THE TASK: Write each line out again exactly as written.

○ ○ ○ ○

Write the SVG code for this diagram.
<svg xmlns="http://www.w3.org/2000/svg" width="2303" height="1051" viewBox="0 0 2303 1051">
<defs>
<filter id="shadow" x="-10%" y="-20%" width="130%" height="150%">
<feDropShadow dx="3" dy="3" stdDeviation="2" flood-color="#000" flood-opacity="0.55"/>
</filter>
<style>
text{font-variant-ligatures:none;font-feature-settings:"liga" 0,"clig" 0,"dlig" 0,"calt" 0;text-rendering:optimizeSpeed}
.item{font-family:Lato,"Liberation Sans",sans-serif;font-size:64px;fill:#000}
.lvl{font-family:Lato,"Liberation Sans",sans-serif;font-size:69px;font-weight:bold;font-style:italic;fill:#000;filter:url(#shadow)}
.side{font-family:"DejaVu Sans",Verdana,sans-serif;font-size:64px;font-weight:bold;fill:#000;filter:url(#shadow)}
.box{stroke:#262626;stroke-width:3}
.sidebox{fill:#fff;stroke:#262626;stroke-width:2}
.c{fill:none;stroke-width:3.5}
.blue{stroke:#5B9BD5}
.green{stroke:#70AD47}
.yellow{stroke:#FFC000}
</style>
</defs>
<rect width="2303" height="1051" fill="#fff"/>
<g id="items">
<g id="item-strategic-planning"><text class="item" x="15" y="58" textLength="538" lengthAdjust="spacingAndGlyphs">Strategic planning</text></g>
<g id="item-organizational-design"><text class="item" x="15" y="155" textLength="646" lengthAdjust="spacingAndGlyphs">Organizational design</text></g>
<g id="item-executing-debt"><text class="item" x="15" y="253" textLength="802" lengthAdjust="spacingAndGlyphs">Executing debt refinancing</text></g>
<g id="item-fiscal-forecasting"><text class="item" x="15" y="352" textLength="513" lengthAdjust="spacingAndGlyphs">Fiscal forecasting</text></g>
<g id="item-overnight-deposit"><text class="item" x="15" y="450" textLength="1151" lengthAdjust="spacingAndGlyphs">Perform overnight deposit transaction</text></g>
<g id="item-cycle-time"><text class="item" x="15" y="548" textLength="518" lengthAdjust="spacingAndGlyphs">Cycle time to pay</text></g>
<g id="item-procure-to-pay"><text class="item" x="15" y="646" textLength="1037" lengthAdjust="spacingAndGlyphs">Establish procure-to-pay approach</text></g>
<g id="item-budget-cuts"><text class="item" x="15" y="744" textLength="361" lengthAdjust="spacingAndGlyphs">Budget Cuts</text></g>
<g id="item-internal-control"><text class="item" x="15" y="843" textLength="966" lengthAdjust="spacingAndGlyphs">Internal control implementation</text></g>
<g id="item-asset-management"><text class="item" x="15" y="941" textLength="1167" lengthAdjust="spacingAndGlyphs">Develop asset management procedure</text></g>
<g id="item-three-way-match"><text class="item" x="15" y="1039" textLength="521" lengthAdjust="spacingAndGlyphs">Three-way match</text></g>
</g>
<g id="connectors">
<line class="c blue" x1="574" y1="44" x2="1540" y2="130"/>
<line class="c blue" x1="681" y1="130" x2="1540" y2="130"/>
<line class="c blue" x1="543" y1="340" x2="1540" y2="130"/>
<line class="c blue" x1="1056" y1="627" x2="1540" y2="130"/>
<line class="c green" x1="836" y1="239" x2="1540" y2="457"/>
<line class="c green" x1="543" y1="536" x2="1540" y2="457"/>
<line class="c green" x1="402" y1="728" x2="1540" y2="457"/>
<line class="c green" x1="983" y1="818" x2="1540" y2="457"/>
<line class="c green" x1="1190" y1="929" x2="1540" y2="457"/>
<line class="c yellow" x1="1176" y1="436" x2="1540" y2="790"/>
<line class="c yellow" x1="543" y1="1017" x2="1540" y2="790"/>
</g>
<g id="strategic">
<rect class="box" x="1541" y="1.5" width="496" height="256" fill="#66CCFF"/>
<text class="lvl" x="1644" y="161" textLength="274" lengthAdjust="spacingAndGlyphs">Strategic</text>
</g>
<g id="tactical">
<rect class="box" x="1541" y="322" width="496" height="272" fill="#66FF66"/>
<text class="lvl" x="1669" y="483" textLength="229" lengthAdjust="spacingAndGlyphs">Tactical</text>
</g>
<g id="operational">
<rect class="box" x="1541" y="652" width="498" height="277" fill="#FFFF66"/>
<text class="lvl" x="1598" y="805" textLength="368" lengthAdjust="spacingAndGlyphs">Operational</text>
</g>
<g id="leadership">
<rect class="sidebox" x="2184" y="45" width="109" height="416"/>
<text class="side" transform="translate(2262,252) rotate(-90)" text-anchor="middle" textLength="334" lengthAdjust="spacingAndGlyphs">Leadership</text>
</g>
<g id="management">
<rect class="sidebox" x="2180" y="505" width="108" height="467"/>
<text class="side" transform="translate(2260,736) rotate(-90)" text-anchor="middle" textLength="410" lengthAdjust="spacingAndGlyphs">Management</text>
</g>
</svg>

○ ○ ○ ○

WRITTEN SOLUTION:
Write the SVG code for this diagram.
<svg xmlns="http://www.w3.org/2000/svg" width="2303" height="1051" viewBox="0 0 2303 1051">
<defs>
<filter id="shadow" x="-10%" y="-20%" width="130%" height="150%">
<feDropShadow dx="3" dy="3" stdDeviation="2" flood-color="#000" flood-opacity="0.55"/>
</filter>
<style>
text{font-variant-ligatures:none;font-feature-settings:"liga" 0,"clig" 0,"dlig" 0,"calt" 0;text-rendering:optimizeSpeed}
.item{font-family:Lato,"Liberation Sans",sans-serif;font-size:64px;fill:#000}
.lvl{font-family:Lato,"Liberation Sans",sans-serif;font-size:69px;font-weight:bold;font-style:italic;fill:#000;filter:url(#shadow)}
.side{font-family:"DejaVu Sans",Verdana,sans-serif;font-size:64px;font-weight:bold;fill:#000;filter:url(#shadow)}
.box{stroke:#262626;stroke-width:3}
.sidebox{fill:#fff;stroke:#262626;stroke-width:2}
.c{fill:none;stroke-width:3.5}
.blue{stroke:#5B9BD5}
.green{stroke:#70AD47}
.yellow{stroke:#FFC000}
</style>
</defs>
<rect width="2303" height="1051" fill="#fff"/>
<g id="items">
<g id="item-strategic-planning"><text class="item" x="15" y="58" textLength="538" lengthAdjust="spacingAndGlyphs">Strategic planning</text></g>
<g id="item-organizational-design"><text class="item" x="15" y="155" textLength="646" lengthAdjust="spacingAndGlyphs">Organizational design</text></g>
<g id="item-executing-debt"><text class="item" x="15" y="253" textLength="802" lengthAdjust="spacingAndGlyphs">Executing debt refinancing</text></g>
<g id="item-fiscal-forecasting"><text class="item" x="15" y="352" textLength="513" lengthAdjust="spacingAndGlyphs">Fiscal forecasting</text></g>
<g id="item-overnight-deposit"><text class="item" x="15" y="450" textLength="1151" lengthAdjust="spacingAndGlyphs">Perform overnight deposit transaction</text></g>
<g id="item-cycle-time"><text class="item" x="15" y="548" textLength="518" lengthAdjust="spacingAndGlyphs">Cycle time to pay</text></g>
<g id="item-procure-to-pay"><text class="item" x="15" y="646" textLength="1037" lengthAdjust="spacingAndGlyphs">Establish procure-to-pay approach</text></g>
<g id="item-budget-cuts"><text class="item" x="15" y="744" textLength="361" lengthAdjust="spacingAndGlyphs">Budget Cuts</text></g>
<g id="item-internal-control"><text class="item" x="15" y="843" textLength="966" lengthAdjust="spacingAndGlyphs">Internal control implementation</text></g>
<g id="item-asset-management"><text class="item" x="15" y="941" textLength="1167" lengthAdjust="spacingAndGlyphs">Develop asset management procedure</text></g>
<g id="item-three-way-match"><text class="item" x="15" y="1039" textLength="521" lengthAdjust="spacingAndGlyphs">Three-way match</text></g>
</g>
<g id="connectors">
<line class="c blue" x1="574" y1="44" x2="1540" y2="130"/>
<line class="c blue" x1="681" y1="130" x2="1540" y2="130"/>
<line class="c blue" x1="543" y1="340" x2="1540" y2="130"/>
<line class="c blue" x1="1056" y1="627" x2="1540" y2="130"/>
<line class="c green" x1="836" y1="239" x2="1540" y2="457"/>
<line class="c green" x1="543" y1="536" x2="1540" y2="457"/>
<line class="c green" x1="402" y1="728" x2="1540" y2="457"/>
<line class="c green" x1="983" y1="818" x2="1540" y2="457"/>
<line class="c green" x1="1190" y1="929" x2="1540" y2="457"/>
<line class="c yellow" x1="1176" y1="436" x2="1540" y2="790"/>
<line class="c yellow" x1="543" y1="1017" x2="1540" y2="790"/>
</g>
<g id="strategic">
<rect class="box" x="1541" y="1.5" width="496" height="256" fill="#66CCFF"/>
<text class="lvl" x="1644" y="161" textLength="274" lengthAdjust="spacingAndGlyphs">Strategic</text>
</g>
<g id="tactical">
<rect class="box" x="1541" y="322" width="496" height="272" fill="#66FF66"/>
<text class="lvl" x="1669" y="483" textLength="229" lengthAdjust="spacingAndGlyphs">Tactical</text>
</g>
<g id="operational">
<rect class="box" x="1541" y="652" width="498" height="277" fill="#FFFF66"/>
<text class="lvl" x="1598" y="805" textLength="368" lengthAdjust="spacingAndGlyphs">Operational</text>
</g>
<g id="leadership">
<rect class="sidebox" x="2184" y="45" width="109" height="416"/>
<text class="side" transform="translate(2262,252) rotate(-90)" text-anchor="middle" textLength="334" lengthAdjust="spacingAndGlyphs">Leadership</text>
</g>
<g id="management">
<rect class="sidebox" x="2180" y="505" width="108" height="467"/>
<text class="side" transform="translate(2260,736) rotate(-90)" text-anchor="middle" textLength="410" lengthAdjust="spacingAndGlyphs">Management</text>
</g>
</svg>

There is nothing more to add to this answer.